- Saintala Location in Odisha, India
- Coordinates: 20°26′0″N 83°20′0″E﻿ / ﻿20.43333°N 83.33333°E
- Country: India
- State: Odisha
- District: Balangir
- Elevation: 182 m (597 ft)
- Time zone: UTC+5:30 (IST)
- PIN: 767032
- Telephone code: 06655
- Vehicle registration: OR-03
- Coastline: 0 kilometres (0 mi)
- Lok Sabha constituency: Balangir
- Vidhan Sabha constituency: Titlagarh
- Climate: Tropical monsoon (Köppen)
- Website: odisha.gov.in

= Saintala =

Taluk in Odisha, India

Saintala is a taluk located at about 35 km south of the Balangir-Titlagarh road in Titlagarh sub-division of Bolangir district, Odisha, India. It was formerly known as Sainyatala.
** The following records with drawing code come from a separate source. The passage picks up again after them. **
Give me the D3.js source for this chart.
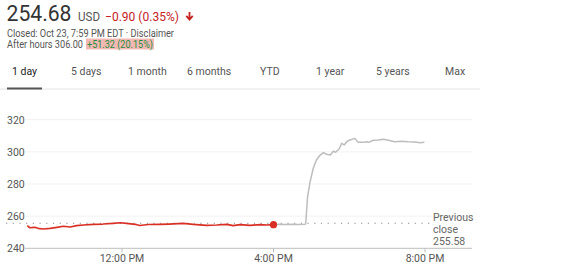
<!DOCTYPE html>
<html><head><meta charset="utf-8">
<script src="https://cdn.jsdelivr.net/npm/d3@7"></script>
<style>
html,body{margin:0;padding:0;background:#fff;}
svg{display:block;font-family:Roboto, Arial, sans-serif;}
</style></head>
<body>
<svg id="c" width="582" height="273"></svg>
<script>
// ---- data ----
const regularTimes = ["9:30","9:34","9:42","9:47","9:55","10:06","10:17","10:27","10:38","10:48","10:59","11:15","11:30","11:46","11:57","12:07","12:21","12:28","12:42","13:00","13:14","13:37","13:53","14:14","14:30","14:46","14:56","15:07","15:23","15:39","15:49","16:00"];
const regularValues = [254.06,252.8,253.06,252.44,252.0,252.44,253.06,253.7,253.25,254.06,254.5,254.93,255.1,255.55,255.9,255.55,254.93,254.2,254.8,254.93,255.1,255.55,254.93,254.3,254.5,254.93,254.06,254.68,254.3,254.68,254.5,254.68];
const afterTimes = ["16:00","16:10","16:20","16:30","16:40","16:50","16:51","16:54","16:58","17:03","17:08","17:14","17:19","17:24","17:30","17:35","17:38","17:44","17:48","17:52","17:56","18:01","18:09","18:14","18:22","18:28","18:31","18:38","18:46","18:54","19:02","19:12","19:23","19:33","19:44","19:52","19:59"];
const afterValues = [254.68,254.9,254.8,254.9,254.8,254.9,255.3,272.1,281.4,289.8,294.9,298.0,299.5,298.5,298.0,300.5,299.7,301.8,305.3,304.3,306.3,307.4,308.4,305.9,305.9,306.3,305.9,307.2,307.4,307.8,307.2,306.3,306.6,306.3,306.1,305.7,306.0];
const previousClose = 255.58;
const closeValue = 254.68;
const yTicks = [240,260,280,300,320];
const xTickLabels = ["12:00","16:00","20:00"];
const xTickText = ["12:00 PM","4:00 PM","8:00 PM"];
const tabs = ["1 day","5 days","1 month","6 months","YTD","1 year","5 years","Max"];
const tabX = [12,71,128,187,260,316,376,445];

// ---- helpers ----
const day = "2018-10-23 ";
const parse = d3.timeParse("%Y-%m-%d %H:%M");
const T = s => parse(day + s);

const svg = d3.select("#c");
const x = d3.scaleTime().domain([T("9:30"), T("20:00")]).range([27.3, 425]);
const y = d3.scaleLinear().domain([240, 320]).range([248.3, 119.7]);

// ---- header ----
svg.append("text").attr("x", 6.5).attr("y", 21).attr("font-size", 22).attr("fill", "#333")
  .attr("textLength", 65).attr("lengthAdjust", "spacingAndGlyphs").text("254.68");
svg.append("text").attr("x", 78).attr("y", 20.5).attr("font-size", 12).attr("fill", "#555")
  .attr("textLength", 22).attr("lengthAdjust", "spacingAndGlyphs").text("USD");
svg.append("text").attr("x", 105).attr("y", 20.5).attr("font-size", 12.5).attr("fill", "#c5221f")
  .attr("textLength", 74).attr("lengthAdjust", "spacingAndGlyphs").text("\u22120.90 (0.35%)");
// down arrow
svg.append("path").attr("d", "M189.5,12 L189.5,18.5 M186.3,15.8 L189.5,19.5 L192.7,15.8")
  .attr("stroke", "#c5221f").attr("stroke-width", 1.8).attr("fill", "none");

svg.append("text").attr("x", 7).attr("y", 37).attr("font-size", 10).attr("fill", "#555")
  .attr("textLength", 167).attr("lengthAdjust", "spacingAndGlyphs")
  .text("Closed: Oct 23, 7:59 PM EDT \u00b7 Disclaimer");
svg.append("text").attr("x", 7).attr("y", 48).attr("font-size", 10).attr("fill", "#555")
  .attr("textLength", 76).attr("lengthAdjust", "spacingAndGlyphs")
  .text("After hours 306.00");
svg.append("rect").attr("x", 86).attr("y", 38.5).attr("width", 68).attr("height", 11).attr("fill", "#f4b8b4");
svg.append("text").attr("x", 87).attr("y", 48).attr("font-size", 10).attr("fill", "#1e8e3e")
  .attr("textLength", 66).attr("lengthAdjust", "spacingAndGlyphs")
  .text("+51.32 (20.15%)");

// ---- tabs ----
svg.selectAll("text.tab").data(tabs).join("text").attr("class", "tab")
  .attr("x", (d, i) => tabX[i]).attr("y", 75).attr("font-size", 10.5)
  .attr("fill", (d, i) => i === 0 ? "#222" : "#555").text(d => d);
svg.append("line").attr("x1", 0).attr("x2", 480).attr("y1", 89).attr("y2", 89).attr("stroke", "#e4e4e4");
svg.append("line").attr("x1", 7).attr("x2", 42).attr("y1", 88.5).attr("y2", 88.5).attr("stroke", "#555").attr("stroke-width", 2);

// ---- grid + y labels ----
svg.selectAll("line.grid").data(yTicks).join("line").attr("class", "grid")
  .attr("x1", 25).attr("x2", 472).attr("y1", d => y(d)).attr("y2", d => y(d))
  .attr("stroke", d => d === 240 ? "#bdbdbd" : "#f1f1f1");
svg.selectAll("text.ylab").data(yTicks).join("text").attr("class", "ylab")
  .attr("x", 7).attr("y", d => y(d) + 3.8).attr("font-size", 10.5).attr("fill", "#555").text(d => d);

// ---- x ticks ----
svg.selectAll("line.xt").data(xTickLabels).join("line").attr("class", "xt")
  .attr("x1", d => x(T(d))).attr("x2", d => x(T(d))).attr("y1", y(240)).attr("y2", y(240) + 4)
  .attr("stroke", "#bdbdbd");
svg.selectAll("text.xl").data(xTickLabels).join("text").attr("class", "xl")
  .attr("x", d => x(T(d))).attr("y", 262).attr("text-anchor", "middle").attr("font-size", 10.5)
  .attr("fill", "#555").text((d, i) => xTickText[i]);

// ---- previous close ----
svg.append("line").attr("x1", 6).attr("x2", 430).attr("y1", y(previousClose)).attr("y2", y(previousClose))
  .attr("stroke", "#8a8a8a").attr("stroke-width", 1.2).attr("stroke-dasharray", "1.2,5.5");
["Previous", "close", String(previousClose)].forEach((t, i) =>
  svg.append("text").attr("x", 433).attr("y", 221 + i * 12).attr("font-size", 10.5).attr("fill", "#666").text(t));

// ---- lines ----
const line = d3.line().x(d => x(T(d[0]))).y(d => y(d[1])).curve(d3.curveLinear);
svg.append("path").datum(afterTimes.map((t, i) => [t, afterValues[i]]))
  .attr("d", line).attr("fill", "none").attr("stroke", "#bdbdbd").attr("stroke-width", 1.5)
  .attr("stroke-linejoin", "round");
svg.append("path").datum(regularTimes.map((t, i) => [t, regularValues[i]]))
  .attr("d", line).attr("fill", "none").attr("stroke", "#d93025").attr("stroke-width", 1.7)
  .attr("stroke-linejoin", "round");
svg.append("circle").attr("cx", x(T("16:00"))).attr("cy", y(closeValue)).attr("r", 3.6).attr("fill", "#d93025");
</script>
</body></html>
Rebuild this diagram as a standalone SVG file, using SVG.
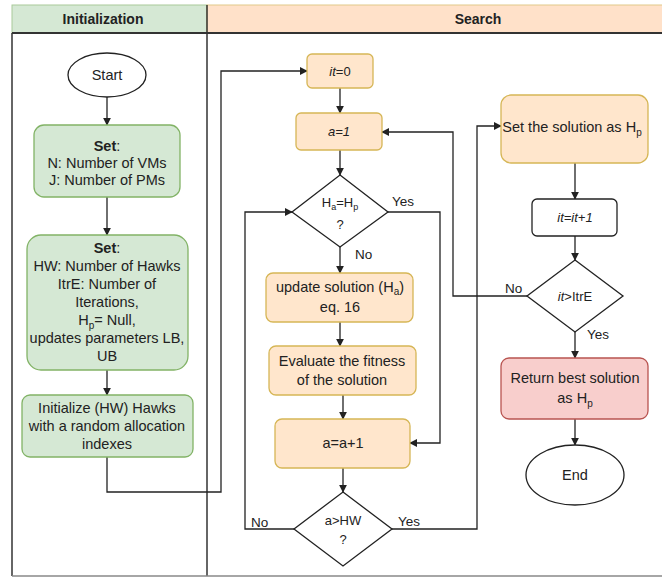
<svg xmlns="http://www.w3.org/2000/svg" width="662" height="578" viewBox="0 0 662 578">
<style>
text{font-family:"Liberation Sans",Arial,sans-serif;fill:#222;}
.t{font-size:14.5px;text-anchor:middle;}
.s{font-size:13px;text-anchor:middle;}
.lb{font-size:13.5px;}
.hd{font-size:14px;font-weight:bold;text-anchor:middle;}
.g{fill:#d5e8d4;stroke:#82b366;stroke-width:1.3;}
.o{fill:#ffe6cc;stroke:#d6b656;stroke-width:1.3;}
.r{fill:#f8cecc;stroke:#b85450;stroke-width:1.3;}
.w{fill:#fff;stroke:#222;stroke-width:1.3;}
.c path{fill:none;stroke:#222;stroke-width:1.3;marker-end:url(#ah);}
</style>
<defs>
<marker id="ah" viewBox="0 0 10 10" refX="9" refY="5" markerWidth="8" markerHeight="8" markerUnits="userSpaceOnUse" orient="auto">
<path d="M0,0 L10,5 L0,10 z" fill="#222"/>
</marker>
</defs>
<rect width="662" height="578" fill="#fff"/>
<g id="frame">
<rect x="12" y="5" width="195" height="28" fill="#d5e8d4" stroke="#a9c99a" stroke-width="1"/>
<rect x="207" y="5" width="470" height="28" fill="#ffe1c9" stroke="#e2c98a" stroke-width="1"/>
<line x1="12" y1="33" x2="662" y2="33" stroke="#333" stroke-width="2"/>
<line x1="12" y1="33" x2="12" y2="576" stroke="#333" stroke-width="1.5"/>
<line x1="207" y1="5" x2="207" y2="576" stroke="#333" stroke-width="1.5"/>
<line x1="12" y1="576" x2="662" y2="576" stroke="#888" stroke-width="1.5"/>
<text class="hd" x="103" y="24">Initialization</text>
<text class="hd" x="478" y="24">Search</text>
</g>
<g class="c" id="connectors">
<path d="M107,97 V125"/>
<path d="M107,197 V235"/>
<path d="M107,370 V395"/>
<path d="M107,457 V492 H221 V71 H307"/>
<path d="M340,88 V113"/>
<path d="M340,150 V175"/>
<path d="M340,247 V273"/>
<path d="M340,322 V346"/>
<path d="M343,395 V419"/>
<path d="M343,468 V492"/>
<path d="M294,529 H245 V212 H292"/>
<path d="M392,529 H477 V126 H501"/>
<path d="M388,212 H440 V443 H410"/>
<path d="M575,163 V199"/>
<path d="M575,236 V260"/>
<path d="M527,296 H453 V132 H382"/>
<path d="M575,332 V358"/>
<path d="M575,419 V445"/>
<text class="lb" x="355" y="259">No</text>
<text class="lb" x="251" y="527">No</text>
<text class="lb" x="398" y="526">Yes</text>
<text class="lb" x="392" y="206">Yes</text>
<text class="lb" x="505" y="293">No</text>
<text class="lb" x="587" y="339">Yes</text>
</g>
<g id="start">
<ellipse class="w" cx="107" cy="75" rx="39" ry="22"/>
<text class="t" x="107" y="80">Start</text>
</g>
<g id="set1">
<rect class="g" x="34" y="125" width="146" height="72" rx="10"/>
<text class="t" x="107" y="151"><tspan font-weight="bold">Set</tspan>:</text>
<text class="t" x="107" y="168">N: Number of VMs</text>
<text class="t" x="107" y="185">J: Number of PMs</text>
</g>
<g id="set2">
<rect class="g" x="27" y="235" width="161" height="135" rx="14"/>
<text class="t" x="107" y="253"><tspan font-weight="bold">Set</tspan>:</text>
<text class="t" x="107" y="271">HW: Number of Hawks</text>
<text class="t" x="107" y="289">ItrE: Number of</text>
<text class="t" x="107" y="307">Iterations,</text>
<text class="t" x="107" y="325">H<tspan font-size="10" dy="4">p</tspan><tspan dy="-4">= Null,</tspan></text>
<text class="t" x="107" y="343">updates parameters LB,</text>
<text class="t" x="107" y="361">UB</text>
</g>
<g id="init">
<rect class="g" x="22" y="395" width="171" height="62" rx="8"/>
<text class="t" x="107" y="413">Initialize (HW) Hawks</text>
<text class="t" x="107" y="431">with a random allocation</text>
<text class="t" x="107" y="449">indexes</text>
</g>
<g id="it0">
<rect class="o" x="307" y="54" width="66" height="34" rx="5"/>
<text class="s" x="340" y="76"><tspan font-style="italic">it</tspan>=0</text>
</g>
<g id="a1">
<rect class="o" x="296" y="113" width="86" height="37" rx="5"/>
<text class="s" x="339" y="136" font-style="italic">a=1</text>
</g>
<g id="d1">
<polygon class="w" points="340,175 388,212 340,247 292,212"/>
<text class="s" x="340" y="207">H<tspan font-size="9" dy="3">a</tspan><tspan dy="-3">=H</tspan><tspan font-size="9" dy="3">p</tspan></text>
<text class="s" x="340" y="229" font-size="11">?</text>
</g>
<g id="update">
<rect class="o" x="266" y="273" width="147" height="49" rx="7"/>
<text class="t" x="340" y="292">update solution (H<tspan font-size="10" dy="3">a</tspan><tspan dy="-3">)</tspan></text>
<text class="t" x="340" y="312">eq. 16</text>
</g>
<g id="evaluate">
<rect class="o" x="269" y="346" width="147" height="49" rx="7"/>
<text class="t" x="342" y="366">Evaluate the fitness</text>
<text class="t" x="342" y="385">of the solution</text>
</g>
<g id="ainc">
<rect class="o" x="275" y="419" width="135" height="49" rx="7"/>
<text class="t" x="343" y="448">a=a+1</text>
</g>
<g id="d2">
<polygon class="w" points="343,492 392,529 343,566 294,529"/>
<text class="s" x="343" y="525">a&gt;HW</text>
<text class="s" x="343" y="544">?</text>
</g>
<g id="setsol">
<rect class="o" x="501" y="95" width="147" height="68" rx="10"/>
<text class="t" x="572" y="132">Set the solution as H<tspan font-size="10" dy="4">p</tspan></text>
</g>
<g id="itinc">
<rect class="w" x="532" y="199" width="85" height="37" rx="5"/>
<text class="s" x="575" y="222" font-style="italic">it=it+1</text>
</g>
<g id="d3">
<polygon class="w" points="575,260 623,296 575,332 527,296"/>
<text class="s" x="575" y="301"><tspan font-style="italic">it</tspan>&gt;ItrE</text>
</g>
<g id="return">
<rect class="r" x="501" y="358" width="147" height="61" rx="8"/>
<text class="t" x="575" y="383">Return best solution</text>
<text class="t" x="575" y="403">as H<tspan font-size="10" dy="4">p</tspan></text>
</g>
<g id="end">
<ellipse class="w" cx="575" cy="475" rx="49" ry="30"/>
<text class="t" x="575" y="480">End</text>
</g>
</svg>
National Highway 201 passes through Saintala.

==Geography==

Saintala is located on the southern plateau, surrounded by evergreen forests, hills, rivers, and farmlands.

Saintala is well connected with both roadways and railways. National Highway 201 passes through it and also other roads connects it with nearby villages. Saintala Railway Station is located about 4 km from the village.